For an 11-year-old to articulate such an analogy is impressive.
Even more so when you consider this is an 11-year-old who has witnessed the most unimaginable trauma.
Wasim was just nine when in August 2021, he and tens of thousands of others gathered at Kabul airport, desperately trying to escape the Taliban who had just regained control of the country.
His father was in possession of papers that would allow Wasim, his mother, his four brothers and two sisters to be resettled in the UK.
They had waited at the airport, in overwhelming crowds for over a week, mistakenly thinking their papers would soon be processed and that they would be airlifted to safety.
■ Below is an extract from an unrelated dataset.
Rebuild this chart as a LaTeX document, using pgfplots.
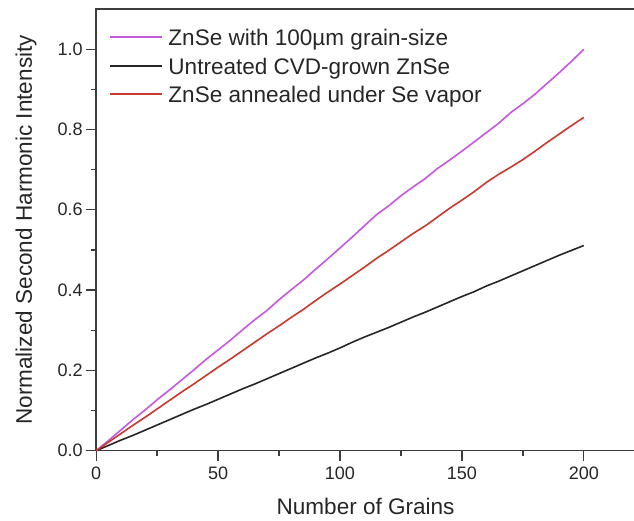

And then, just yards from where they were standing, a bomb exploded.
"It was a bad time," says Wasim.
"There was a lot of crying, dead people, people who lost their legs and their arms.
"That is when I lost my mum and dad. I looked around and I couldn’t recognise them anywhere."
The bomb detonated close to the area Wasim and his family had been waiting.
Instinctively, everyone ran. Wasim made it over a stream of water, filled with sewage, but his mum, dad, brothers and sisters did not.
Wasim was holding his baby cousin at the time. They were swept up by his uncle and then guided to safety.
They boarded a plane believing that their family would follow.
Two years on, they are still waiting.
"My life here is hard. I miss my brothers and sisters, especially my little sister because I played with her the most."
With tears in his eyes, Wasim remembers his life in Afghanistan.
"I was never far from my parents, always with my mum and dad, I would never go out without them.
"And now I have not seen them for two years."
The UK government doesn’t know how many children there are in Britain like Wasim, brought here from Afghanistan and now living here without their parents.
They don’t seem to have any clear plan as to how to reunite families.
Instead a government spokesperson repeatedly tells us: "The UK has a proud history of providing protection for those in need through our safe and legal routes.
"We are working hard to reunite Afghans resettled through ACRS with their eligible family members."
But the Refugee Council says no safe or legal routes for those separated through these resettlement programmes have been established.
Their Chief Policy Analyst Jonathan Featonby told ITV News: “It can’t be right that two years on from that evacuation these families have no safe way of being able to be reunited.
"It would mean that their parents can be with their children again and that these children can have their parents here to support them as they try and rebuild their lives."
Wasim explained what it would mean to be reunited with his family here in Britain.
"If they could come here I would feel like God has given me a second chance."
And children like Wasim deserve a second chance.